Souza, who worked at the Chicago Tribune before following Obama to the White House, talked to Morning Shift host Jenn White about photographing the 44th president. 

President Barack Obama makes his way down the stairs of Air Force One April 8, 2009, upon his arrival to Andrews Air Force Base returning from Baghdad, Iraq. (Official White House Photo by Pete Souza)

Jenn White: When did you begin photographing Barack Obama?

Pete Souza: I began with him on his first day in the Senate, so January 2005. He had just been elected as a freshman senator from Illinois. I was working for the Chicago Tribune, based in their Washington bureau, and I spent a lot of 2005 documenting his first year in the Senate.

White: Were you assigned to him specifically or was there something about him as a subject that was attractive to you?

Souza: Jeff Zeleny, who was a reporter in the Washington bureau, came to me after the election of 2004 and said, “Hey, we should do a project together on this guy Barack Obama, who everybody is projecting will be a national figure at some point in his career. Since we’re the hometown newspaper, let’s do a series of stories on his first year in the Senate.” So that’s how it came about.

White: How did you make the transition into becoming the White House photographer?

Souza: Well, that skips a lot — three years, four years — while he was senator and while he began his presidential campaign, [when] I got to know him fairly well in a professional capacity. He got to see how I worked, and so when he was elected in early January 2009, he — well, Robert Gibbs on his behalf — called me and said, “Do you want to do this?” And I said, “As long as I have total access, yes.”

President Barack Obama and First Lady Michelle Obama share a private moment in a freight elevator at an Inaugural Ball in Washington, D.C., Jan. 20, 2009. (Official White House Photo by Pete Souza)

White: Does “total access” really mean “total access”?

Souza: It does. Inherent with the job is that you receive a top security clearance, which I did, to enable you to be in the room — to paraphrase Hamilton — where it happens. To me, that was crucial if I was to truly document this presidency for history. I needed to be in every meeting, all the time.

In this May 1, 2011 image released by the White House and digitally altered by the source to diffuse the paper in front of Secretary of State Hillary Rodham Clinton, President Barack Obama and Vice President Joe Biden, along with with members of the national security team, receive an update on the mission against Osama bin Laden in the Situation Room of the White House in Washington. (Pete Souza/The White House via AP)

White: How many photographs do you think you took during Obama’s eight years as president?

Souza: I think I came close to two million. I don’t think I quite crossed that threshold, but this past fall it was over 1.75 million, so I think I came close to two million but didn’t quite eclipse that mark.

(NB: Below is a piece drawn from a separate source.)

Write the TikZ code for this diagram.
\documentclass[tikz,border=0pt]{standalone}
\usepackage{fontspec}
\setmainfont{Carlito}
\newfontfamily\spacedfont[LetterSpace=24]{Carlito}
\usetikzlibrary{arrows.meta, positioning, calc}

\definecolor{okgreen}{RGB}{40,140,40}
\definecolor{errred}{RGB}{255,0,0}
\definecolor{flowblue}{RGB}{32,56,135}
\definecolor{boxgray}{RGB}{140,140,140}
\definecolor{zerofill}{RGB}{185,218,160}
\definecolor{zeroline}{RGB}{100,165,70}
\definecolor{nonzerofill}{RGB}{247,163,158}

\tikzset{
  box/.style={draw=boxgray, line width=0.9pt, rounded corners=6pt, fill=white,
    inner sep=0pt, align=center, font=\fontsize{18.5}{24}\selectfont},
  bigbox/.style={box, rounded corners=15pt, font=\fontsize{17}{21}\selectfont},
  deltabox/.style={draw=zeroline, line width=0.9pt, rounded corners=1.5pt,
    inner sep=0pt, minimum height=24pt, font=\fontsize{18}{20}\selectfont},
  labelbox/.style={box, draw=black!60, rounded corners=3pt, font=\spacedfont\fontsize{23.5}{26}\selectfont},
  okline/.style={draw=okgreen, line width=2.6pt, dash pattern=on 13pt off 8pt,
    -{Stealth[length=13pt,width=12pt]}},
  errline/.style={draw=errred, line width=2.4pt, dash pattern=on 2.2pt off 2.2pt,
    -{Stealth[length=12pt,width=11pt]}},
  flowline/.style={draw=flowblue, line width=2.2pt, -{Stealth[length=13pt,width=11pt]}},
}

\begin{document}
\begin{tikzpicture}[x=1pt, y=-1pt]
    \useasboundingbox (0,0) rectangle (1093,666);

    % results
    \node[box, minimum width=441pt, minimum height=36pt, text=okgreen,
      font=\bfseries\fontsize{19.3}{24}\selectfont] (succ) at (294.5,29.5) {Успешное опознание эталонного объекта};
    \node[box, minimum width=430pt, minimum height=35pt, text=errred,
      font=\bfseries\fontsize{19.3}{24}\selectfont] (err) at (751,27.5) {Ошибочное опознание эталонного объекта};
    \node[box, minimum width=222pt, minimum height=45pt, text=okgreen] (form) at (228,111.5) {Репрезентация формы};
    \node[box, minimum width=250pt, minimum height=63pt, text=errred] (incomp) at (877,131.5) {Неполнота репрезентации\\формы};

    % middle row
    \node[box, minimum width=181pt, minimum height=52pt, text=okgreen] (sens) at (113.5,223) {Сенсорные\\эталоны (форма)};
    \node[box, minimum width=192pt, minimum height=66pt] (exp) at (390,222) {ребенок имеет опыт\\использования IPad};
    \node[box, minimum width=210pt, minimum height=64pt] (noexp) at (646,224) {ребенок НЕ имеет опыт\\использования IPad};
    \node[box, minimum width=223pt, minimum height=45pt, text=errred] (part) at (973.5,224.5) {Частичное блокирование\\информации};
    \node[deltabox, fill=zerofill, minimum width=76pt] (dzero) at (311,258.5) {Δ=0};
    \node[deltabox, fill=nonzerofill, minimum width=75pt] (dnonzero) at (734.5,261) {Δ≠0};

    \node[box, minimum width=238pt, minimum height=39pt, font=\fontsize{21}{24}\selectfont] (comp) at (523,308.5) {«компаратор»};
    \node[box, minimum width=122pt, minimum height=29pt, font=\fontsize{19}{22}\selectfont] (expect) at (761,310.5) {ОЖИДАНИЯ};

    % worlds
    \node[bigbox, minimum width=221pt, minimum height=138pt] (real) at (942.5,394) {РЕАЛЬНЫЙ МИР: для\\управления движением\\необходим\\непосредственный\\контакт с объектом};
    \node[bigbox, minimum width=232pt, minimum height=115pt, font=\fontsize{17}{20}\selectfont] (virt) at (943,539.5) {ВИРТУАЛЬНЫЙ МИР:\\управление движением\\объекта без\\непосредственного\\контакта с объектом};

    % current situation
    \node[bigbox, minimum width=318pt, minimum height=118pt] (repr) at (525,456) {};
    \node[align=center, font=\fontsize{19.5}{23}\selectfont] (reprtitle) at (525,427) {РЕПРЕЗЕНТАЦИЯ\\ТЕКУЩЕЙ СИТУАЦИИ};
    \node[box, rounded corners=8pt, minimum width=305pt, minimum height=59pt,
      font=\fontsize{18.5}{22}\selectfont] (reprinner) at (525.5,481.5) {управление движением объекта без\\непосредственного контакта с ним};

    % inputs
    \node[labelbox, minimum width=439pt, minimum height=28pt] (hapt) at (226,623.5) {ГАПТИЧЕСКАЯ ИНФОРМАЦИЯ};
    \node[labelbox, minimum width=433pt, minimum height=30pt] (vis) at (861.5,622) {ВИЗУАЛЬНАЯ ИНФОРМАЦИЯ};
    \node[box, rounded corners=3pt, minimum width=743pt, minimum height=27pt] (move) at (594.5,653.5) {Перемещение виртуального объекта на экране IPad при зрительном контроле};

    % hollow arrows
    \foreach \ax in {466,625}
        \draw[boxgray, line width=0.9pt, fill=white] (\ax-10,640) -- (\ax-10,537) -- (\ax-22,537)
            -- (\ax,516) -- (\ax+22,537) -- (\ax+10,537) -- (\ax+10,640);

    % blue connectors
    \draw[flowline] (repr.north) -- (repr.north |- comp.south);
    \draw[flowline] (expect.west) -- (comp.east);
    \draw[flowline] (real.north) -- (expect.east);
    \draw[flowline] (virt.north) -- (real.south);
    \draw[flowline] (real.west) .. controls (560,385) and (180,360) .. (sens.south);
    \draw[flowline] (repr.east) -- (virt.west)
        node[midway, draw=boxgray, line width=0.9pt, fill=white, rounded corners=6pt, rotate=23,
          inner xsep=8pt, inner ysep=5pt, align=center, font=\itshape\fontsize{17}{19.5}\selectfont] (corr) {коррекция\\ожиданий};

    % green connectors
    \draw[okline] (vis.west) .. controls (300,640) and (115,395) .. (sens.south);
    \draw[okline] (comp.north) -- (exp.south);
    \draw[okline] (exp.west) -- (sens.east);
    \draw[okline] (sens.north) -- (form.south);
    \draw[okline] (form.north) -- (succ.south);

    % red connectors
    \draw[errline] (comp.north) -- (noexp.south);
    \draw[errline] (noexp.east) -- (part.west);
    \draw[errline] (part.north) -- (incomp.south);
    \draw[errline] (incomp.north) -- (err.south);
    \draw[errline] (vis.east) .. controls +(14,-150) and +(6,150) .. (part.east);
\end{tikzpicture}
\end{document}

This handout photo provided by the White House shows President Barack Obama, accompanied by first lady Michelle Obama, during a phone call from the Capitol in Washington, Tuesday, Jan. 24, 2012, immediately after his State of the Union Address, informing John Buchanan that his daughter Jessica was rescued by U.S. Special Operations Forces in Somalia. (AP Photo/Pete Souza, White House)

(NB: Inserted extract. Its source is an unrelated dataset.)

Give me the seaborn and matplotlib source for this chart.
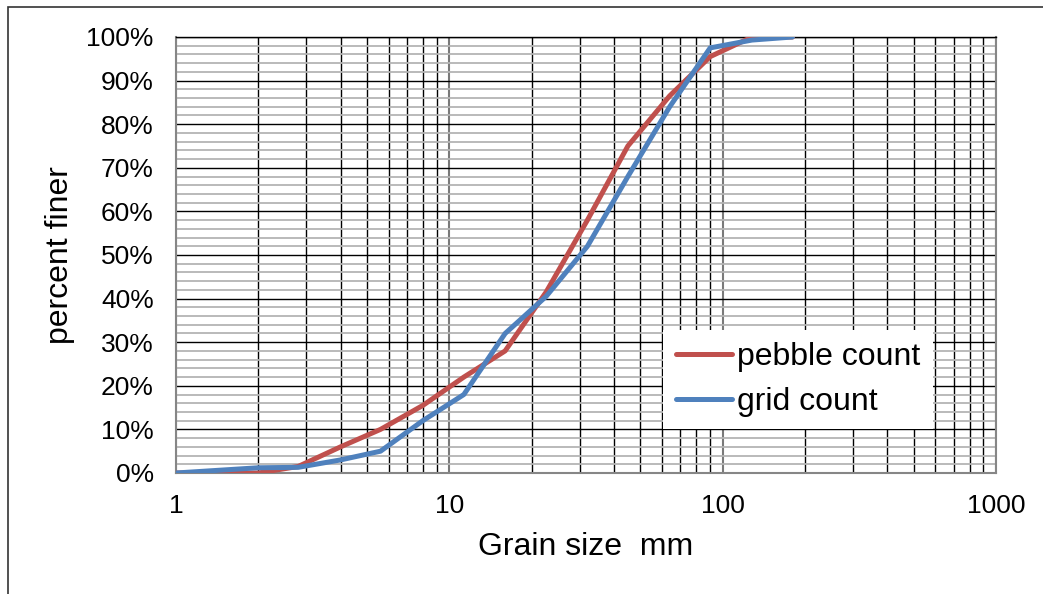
import matplotlib
matplotlib.use("Agg")
import matplotlib.pyplot as plt
import matplotlib.ticker as mticker
from matplotlib.patches import Rectangle
import pandas as pd
import seaborn as sns

# Sieve sizes (mm) and cumulative percent finer
sizes = [1, 2, 2.8, 4, 5.6, 8, 11.3, 16, 22.6, 32, 45, 64, 90, 128, 180]
pebble_count = [0, 0, 1.5, 6, 10, 15.5, 22, 28, 41.5, 58, 75, 86.5, 95.5, 100, 100]
grid_count = [0, 1.2, 1.3, 3, 5, 12, 18, 32, 40.5, 52, 68, 84, 97.5, 99.3, 100]
series_names = ["pebble count", "grid count"]
series_colors = ["#C0504D", "#4F81BD"]

df = pd.concat(
    [
        pd.DataFrame({"size": sizes, "finer": pebble_count, "series": series_names[0]}),
        pd.DataFrame({"size": sizes, "finer": grid_count, "series": series_names[1]}),
    ],
    ignore_index=True,
)

sns.set_style("white")
plt.rcParams["font.family"] = ["Liberation Sans", "DejaVu Sans"]
plt.rcParams["text.color"] = "black"
plt.rcParams["axes.labelcolor"] = "black"

fig = plt.figure(figsize=(10.43, 5.94), dpi=100)
ax = fig.add_axes([176 / 1043, 1 - 473 / 594, 820 / 1043, 436 / 594])

sns.lineplot(
    data=df,
    x="size",
    y="finer",
    hue="series",
    palette=series_colors,
    sort=False,
    linewidth=3.6,
    ax=ax,
    zorder=5,
)
for line in ax.get_lines():
    line.set_solid_joinstyle("round")
    line.set_solid_capstyle("round")

ax.set_xscale("log")
ax.set_xlim(1, 1000)
ax.set_ylim(0, 100)

ax.xaxis.set_major_locator(mticker.FixedLocator([1, 10, 100, 1000]))
ax.xaxis.set_major_formatter(mticker.FixedFormatter(["1", "10", "100", "1000"]))
ax.xaxis.set_minor_locator(mticker.LogLocator(base=10, subs=range(2, 10)))
ax.xaxis.set_minor_formatter(mticker.NullFormatter())
ax.yaxis.set_major_locator(mticker.MultipleLocator(10))
ax.yaxis.set_major_formatter(mticker.FuncFormatter(lambda v, p: f"{int(v)}%"))
ax.yaxis.set_minor_locator(mticker.MultipleLocator(2))

ax.tick_params(which="major", length=5, width=1.1, color="#868686",
               labelsize=19, labelcolor="black")
ax.tick_params(axis="x", which="major", pad=10)
ax.tick_params(axis="y", which="major", pad=11)
ax.tick_params(which="minor", length=0)

ax.set_axisbelow(True)
ax.grid(which="minor", axis="y", color="#b4b4b4", linewidth=1.3)
ax.grid(which="major", axis="y", color="black", linewidth=1.0)
ax.grid(which="minor", axis="x", color="black", linewidth=1.0)
ax.grid(which="major", axis="x", color="#7a7a7a", linewidth=1.5)

for side in ["left", "bottom", "right"]:
    ax.spines[side].set_color("#868686")
    ax.spines[side].set_linewidth(1.5)
ax.spines["top"].set_color("black")
ax.spines["top"].set_linewidth(1.0)

ax.set_xlabel("Grain size  mm", fontsize=23, labelpad=10, color="black")
ax.set_ylabel("percent finer", fontsize=23, labelpad=8, color="black")

leg = ax.legend(
    loc="center",
    bbox_to_anchor=(0.7585, 0.2144),
    fontsize=23,
    frameon=True,
    fancybox=False,
    framealpha=1,
    edgecolor="none",
    handlelength=1.75,
    handletextpad=0.15,
    labelspacing=0.45,
    borderpad=0.4,
)
leg.set_zorder(10)
for h in leg.get_lines():
    h.set_linewidth(3.6)
    h.set_solid_capstyle("round")
for t in leg.get_texts():
    t.set_color("black")

# chart area border
fig.add_artist(Rectangle((8 / 1043, -0.1), 1.2, 1 - 7 / 594 + 0.1,
                         transform=fig.transFigure, fill=False,
                         edgecolor="#333333", linewidth=1.2))

fig.savefig("out.png", dpi=100)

White: Were you constantly snapping photos or were you really waiting for certain moments?

Souza: I think it’s a little of both. It depends what was going on. I mean, if he’s having back-to-back-to-back-to-back meetings, events, then I’m clicking away, looking for the right shot all day long.

If there’s a moment where he’s eating lunch by himself, that’s when I’ll go downstairs in the basement of the White House — which is where my office was — and grab lunch to go and have a minute to myself. But it was pretty much on the go from 9:30 in the morning — which is usually when he came down from the residence — until he went back upstairs sometime between 6:30 and 7:30. And then evenings were dependent on what events, if any, were going on.

In this image released by the White House, President Barack Obama makes an election night phone call to Rep. John Boehner, R-Ohio, who will most likely be the next House Speaker, from the Treaty Room in the White House residence on Nov. 2, 2010, in Washington. (AP Photo/The White House, Pete Souza)

White: Some of the pictures I think about in your work are these sort of spontaneous moments you captured with President Obama, especially as he was spending time with kids. Talk about those moments.

Souza: I always thought that I was photographing not just him as president, but him as a human being, what he was like as a person. And I think that you see that in some of these moments that you talk about.

At the President's insistence, Deputy National Security Advisor Ben Rhodes brought his daughter Ella by for a visit on June 4, 2015. As she was crawling around the Oval Office, the President got down on his hands and knees to look her in the eye. (Official White House Photo by Pete Souza)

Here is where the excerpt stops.